Some women have brothers and a sister, or a sister and brothers, or some of each. I don’t know where they fit in. (For the only children who have read this far and are wondering: You are Cool Ranch. I’m pretty sure.)
There are also women who defy my categories, though usually not without good reason. “Maybe that was your response to the masculine energy of having two brothers,” I posited to one fan of Cool Ranch. There is also the reality that some women, even those you harbor intense affection for and respect as professionals, respond to a question about chips like this: “I don’t care about Doritos.” Others take a more measured approach: “Buy Nacho, but wouldn’t decline Cool Ranch.” One in particular has an answer that does nothing but stun: “I just ate a Dorito for the first time last year!”
For the first time in 20-plus years of friendship, I asked Elyse why she prefers Cool Ranch over Nacho Cheese. In the past her reasons were always ones I projected onto her: Nacho Cheese grosses her out, it’s too messy for her, Cool Ranch is the more artificial, more controlled choice. “Hmm,” she said. “I never really thought of why. Maybe it’s that they don’t stain my fingers.”

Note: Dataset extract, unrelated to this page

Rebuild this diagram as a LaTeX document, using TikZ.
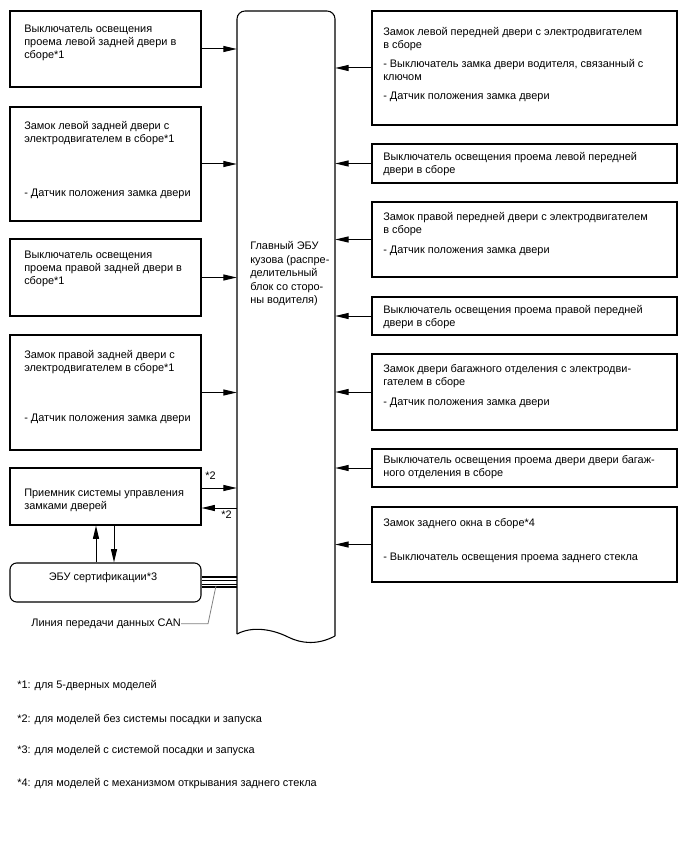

Just as I’d suspected. But then she went on: “They don’t taste as fake to me as the orange ones.”
With those words, a beloved friend crumbled my fragile house of chips. It took just one line of text to dismantle what I’d always held dear about myself, especially in relation to the women I defined myself against. It would seem that the authenticity and muddy realness of Nacho Doritos do not translate for everyone; that Cool Ranch can somehow taste more natural than Nacho Cheese; that one woman’s fun is another woman’s fakery. What if white wine actually tastes good? What if it’s possible for a makeup routine to be simple? Is having a sister … fun?
Earlier this week I went to my favorite corner store and bought two bags of chips. I got on the train, lucked into a solo seat and began alternating between Cool Ranch and Nacho Cheese. I considered the ways in which my theory rests on gender stereotypes, a lifetime of carefully cultivated dislikes, unkind reactions to what the world has not given me. In between bites of Nacho Cheese, I gave Cool Ranch her chance, and you know what? That delicate bitch still tasted worse.